On stage, the topless and towering Post Punk Podge covers his face with a large brown envelope, while the other members wear masks. It would be all too easy to draw comparisons to Limerick’s most famous plastic-bag wearing personality, but it really does heighten the live experience. Here are talismanic figures imparting an important message to the audience. This is not a band who care about looking pretty but one that wants to confront the audience and give it a good shake.

Post Millennium Tension is Post Punk Podge & the Technohippies’ latest release. Unsurprisingly, it’s a high-octane set of songs exploring the challenges of life in modern Ireland, and Limerick in particular. The EP opens with ‘Full-Time Mad Bastard’, a foot stamping, air-thumper of a song that signals the pace and tone of the collection. ‘Stab City’s Burning’ is a celebration, throwing off the shackles of the old negative narratives about Limerick and coming together to contribute to the creativity and positivity now flowing through the city.

“How do we channel our frustration?

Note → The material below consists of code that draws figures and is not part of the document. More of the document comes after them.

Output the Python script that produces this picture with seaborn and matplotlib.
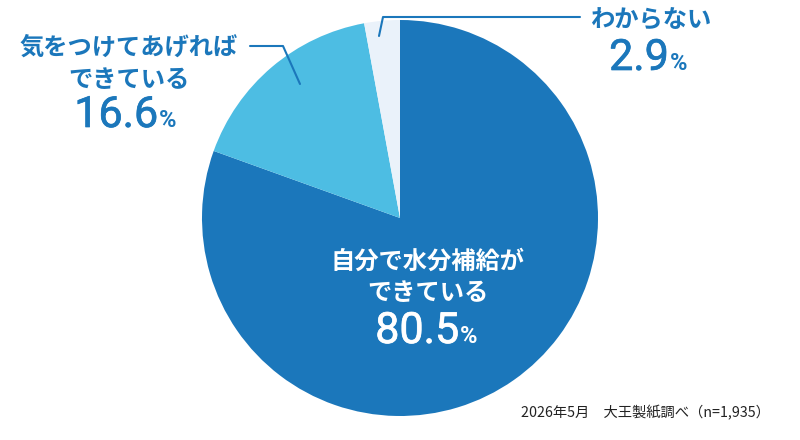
import matplotlib
matplotlib.use("Agg")
import matplotlib.pyplot as plt
import matplotlib.patheffects as pe
import seaborn as sns

# =========================
# データ
# =========================
categories = [["自分で水分補給が", "できている"],
              ["気をつけてあげれば", "できている"],
              ["わからない"]]
values = [80.5, 16.6, 2.9]
value_labels = ["80.5", "16.6", "2.9"]
colors = ["#1b77bb", "#4dbde3", "#eaf2fa"]
note = "2026年5月　大王製紙調べ（n=1,935）"

TEXT_BLUE = "#1b77bb"

sns.set_style("white")
plt.rcParams["font.family"] = ["Noto Sans CJK JP", "DejaVu Sans"]

fig = plt.figure(figsize=(8, 4.4), dpi=100)
ax = fig.add_axes([0, 0, 1, 1])

H = 440
cx, cy, r = 400, H - 218, 198

ax.pie(values, colors=colors, startangle=90, counterclock=False,
       center=(cx, cy), radius=r, wedgeprops=dict(linewidth=0),
       frame=True)
ax.set_xlim(0, 800)
ax.set_ylim(0, 440)
ax.set_aspect("equal")
ax.axis("off")


def cat_label(x, ys, lines, color):
    for y, s in zip(ys, lines):
        ax.text(x, H - y, s, ha="center", va="center", fontsize=17.5,
                fontweight="bold", color=color)


def pct_label(x_split, y, num, color, size=31):
    # 数字はやや太め (regular + 細いストローク)
    thick = [pe.withStroke(linewidth=0.5, foreground=color)]
    ax.text(x_split, H - y, num, ha="right", va="baseline", fontsize=size,
            family="Roboto", fontweight="normal", color=color,
            path_effects=thick)
    ax.text(x_split + 1, H - y, "%", ha="left", va="baseline",
            fontsize=size * 0.55, family="Roboto", fontweight="bold",
            color=color)


# 中央ラベル (80.5%)
cat_label(428, [262, 293], categories[0], "white")
pct_label(459, 343, value_labels[0], "white")

# 左ラベル (16.6%)
cat_label(129, [48, 80], categories[1], TEXT_BLUE)
pct_label(158, 127, value_labels[1], TEXT_BLUE)
ax.plot([250, 283, 300], [H - 46, H - 46, H - 84], color=TEXT_BLUE, lw=1.5)

# 右ラベル (2.9%)
cat_label(651, [20], categories[2], TEXT_BLUE)
pct_label(669, 70, value_labels[2], TEXT_BLUE)
ax.plot([580, 383, 379], [H - 17, H - 17, H - 36], color=TEXT_BLUE, lw=1.5)

# 注記
ax.text(770, H - 413, note, ha="right", va="center", fontsize=10.3,
        color="#222222")

fig.savefig("out.png", dpi=100)
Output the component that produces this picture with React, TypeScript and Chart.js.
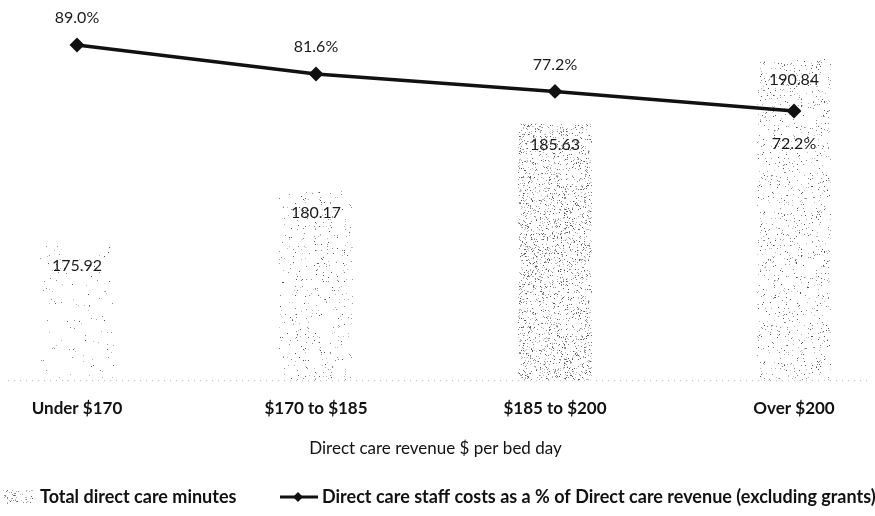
import React, { useEffect, useRef } from "react";
import { Chart, registerables } from "chart.js";

Chart.register(...registerables);

const categories = ["Under $170", "$170 to $185", "$185 to $200", "Over $200"];
const minutes = [175.92, 180.17, 185.63, 190.84];
const staffPct = [89.0, 81.6, 77.2, 72.2];
const speckleDensity = [0.012, 0.03, 0.12, 0.05];
const barLabel = "Total direct care minutes";
const lineLabel = "Direct care staff costs as a % of Direct care revenue (excluding grants)";
const axisTitle = "Direct care revenue $ per bed day";

const FONT = "Lato, 'Open Sans', 'Noto Sans', sans-serif";

function makeSpeckle(density: number, seed: number): CanvasPattern | string {
  const size = 150;
  const c = document.createElement("canvas");
  c.width = size;
  c.height = size;
  const ctx = c.getContext("2d");
  if (!ctx) return "#eee";
  let s = seed >>> 0;
  const rnd = () => {
    s = (s + 0x6d2b79f5) >>> 0;
    let t = s;
    t = Math.imul(t ^ (t >>> 15), t | 1);
    t ^= t + Math.imul(t ^ (t >>> 7), t | 61);
    return ((t ^ (t >>> 14)) >>> 0) / 4294967296;
  };
  for (let y = 0; y < size; y++) {
    for (let x = 0; x < size; x++) {
      if (rnd() < density) {
        const r = rnd();
        ctx.fillStyle = r < 0.25 ? "#555" : r < 0.6 ? "#8a8a8a" : "#b8b8b8";
        ctx.fillRect(x, y, 1, 1);
      }
    }
  }
  const p = ctx.createPattern(c, "repeat");
  return p || "#eee";
}

export default function App() {
  const ref = useRef<HTMLCanvasElement | null>(null);

  useEffect(() => {
    const canvas = ref.current;
    if (!canvas) return;
    const patterns = speckleDensity.map((d, i) => makeSpeckle(d, 1234 + i * 977));
    const legendPattern = makeSpeckle(0.08, 4321);

    const labelPlugin = {
      id: "labels",
      afterDatasetsDraw(chart: any) {
        const ctx = chart.ctx;
        ctx.save();
        ctx.fillStyle = "#1a1a1a";
        ctx.textAlign = "center";
        ctx.textBaseline = "middle";
        ctx.font = `16px ${FONT}`;
        const barMeta = chart.getDatasetMeta(1);
        barMeta.data.forEach((el: any, i: number) => {
          ctx.fillText(minutes[i].toFixed(2), el.x, el.y + 21);
        });
        const lineMeta = chart.getDatasetMeta(0);
        lineMeta.data.forEach((el: any, i: number) => {
          const off = i === staffPct.length - 1 ? 33 : -27;
          ctx.fillText(staffPct[i].toFixed(1) + "%", el.x, el.y + off);
        });
        // dotted baseline
        const yb = chart.scales.y.bottom;
        ctx.strokeStyle = "#b5b5b5";
        ctx.lineWidth = 1;
        ctx.setLineDash([1, 5]);
        ctx.beginPath();
        ctx.moveTo(8, yb + 0.5);
        ctx.lineTo(868, yb + 0.5);
        ctx.stroke();
        ctx.setLineDash([]);
        ctx.restore();
      },
      afterDraw(chart: any) {
        const ctx = chart.ctx;
        ctx.save();
        const ly = 497;
        ctx.fillStyle = legendPattern as any;
        ctx.fillRect(3, ly - 7, 30, 14);
        ctx.fillStyle = "#111";
        ctx.font = `bold 18px ${FONT}`;
        ctx.textAlign = "left";
        ctx.textBaseline = "middle";
        ctx.fillText(barLabel, 40, ly);
        ctx.strokeStyle = "#111";
        ctx.lineWidth = 3;
        ctx.beginPath();
        ctx.moveTo(280, ly);
        ctx.lineTo(318, ly);
        ctx.stroke();
        ctx.beginPath();
        ctx.moveTo(298, ly - 5);
        ctx.lineTo(303, ly);
        ctx.lineTo(298, ly + 5);
        ctx.lineTo(293, ly);
        ctx.closePath();
        ctx.fill();
        ctx.fillText(lineLabel, 322, ly);
        ctx.restore();
      },
    };

    const chart = new Chart(canvas, {
      type: "bar",
      data: {
        labels: categories,
        datasets: [
          {
            type: "line",
            label: lineLabel,
            data: staffPct,
            yAxisID: "y1",
            borderColor: "#111",
            backgroundColor: "#111",
            borderWidth: 3.5,
            pointStyle: "rectRot",
            pointRadius: 5,
            pointBackgroundColor: "#111",
            pointBorderColor: "#111",
            tension: 0,
            order: 0,
            clip: false,
          } as any,
          {
            type: "bar",
            label: barLabel,
            data: minutes,
            yAxisID: "y",
            backgroundColor: patterns as any,
            borderWidth: 0,
            barThickness: 73,
            order: 1,
            clip: { left: 60, right: 60, top: 40, bottom: 0 },
          } as any,
        ],
      },
      options: {
        responsive: false,
        animation: false,
        layout: { padding: { left: 77, right: 81, top: 30, bottom: 57 } },
        plugins: {
          legend: { display: false },
          tooltip: { enabled: false },
        },
        scales: {
          x: {
            type: "category",
            offset: false,
            grid: { display: false, drawTicks: false },
            border: { display: false },
            ticks: {
              padding: 18,
              color: "#111",
              maxRotation: 0,
              autoSkip: false,
              font: { family: FONT, size: 17, weight: "bold" },
            },
            title: {
              display: true,
              text: axisTitle,
              color: "#111",
              font: { family: FONT, size: 17 },
              padding: { top: 2, bottom: 0 },
            },
          },
          y: { display: false, min: 165, max: 193.2 },
          y1: { display: false, position: "right", min: 3.8, max: 92.8 },
        },
      } as any,
      plugins: [labelPlugin],
    });
    return () => chart.destroy();
  }, []);

  return (
    <div style={{ position: "absolute", left: 0, top: 0, width: 875, height: 516, background: "#fff" }}>
      <canvas ref={ref} width={875} height={516} style={{ display: "block", width: 875, height: 516 }} />
    </div>
  );
}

Not with guns and knives but with pens and paper? Feed your mind and be wise…Our hearts beat as one with the flow of the Shannon, instilling pride yeah take up the mantle. This city needs you and me. To be the best that we can be. This city needs you and me. To spread positivity.”

Its infectious chorus “Stab city’s burning, burning with desire. To burn that name and the shame, throw them on the fire” has anthemic potential. They also shout out Music Generation here, the Limerick music education initiative spawning many young bands, producers and MCs in recent years.

This isn’t just an inward looking EP about Limerick. ‘Seamstress’ is a song about the sweat shops behind many of our leading clothes manufacturers, “Maximise profits at all costs. The blood on our hands will come out in the wash.”

If it already seems we’ve reached an absurd dystopia in ‘Seamstress’, we travel even further along this line in ‘Pause for the Apocalypse’, a dark track about the state of the world today, where “living has us running scared.” The unrelenting pace of its beat sucks the listener in to the oppressive sense of disaffection provoked in the lyrics, “There are the days of fascist revival. We’re racist, sexist, ignorant bastards, waiting for another natural disaster.”

The CD version of the EP comes with two bonus tracks, a swirling noise-fest called ‘Revolution! Yeah!’ and ‘Home is Where the Heart Bleeds’, a tuneful acoustic guitar song. Released last year as a single to raise money for a local homeless charity, it looks at issues around homelessness. Never one to shy away from confrontation, lead singer Podge spits out the unforgettable line, “Cold shoulder from the Blue-shirts. Cold shoulder from Labour. You’re all just a massive Fianna Failure.”

Post Millennium Tension is an EP to be listened to full blast, preferably with friends to jump around the room and plan revolutions with. It is available on CD from Steamboat Quay Music in Limerick, and from Bandcamp and Spotify.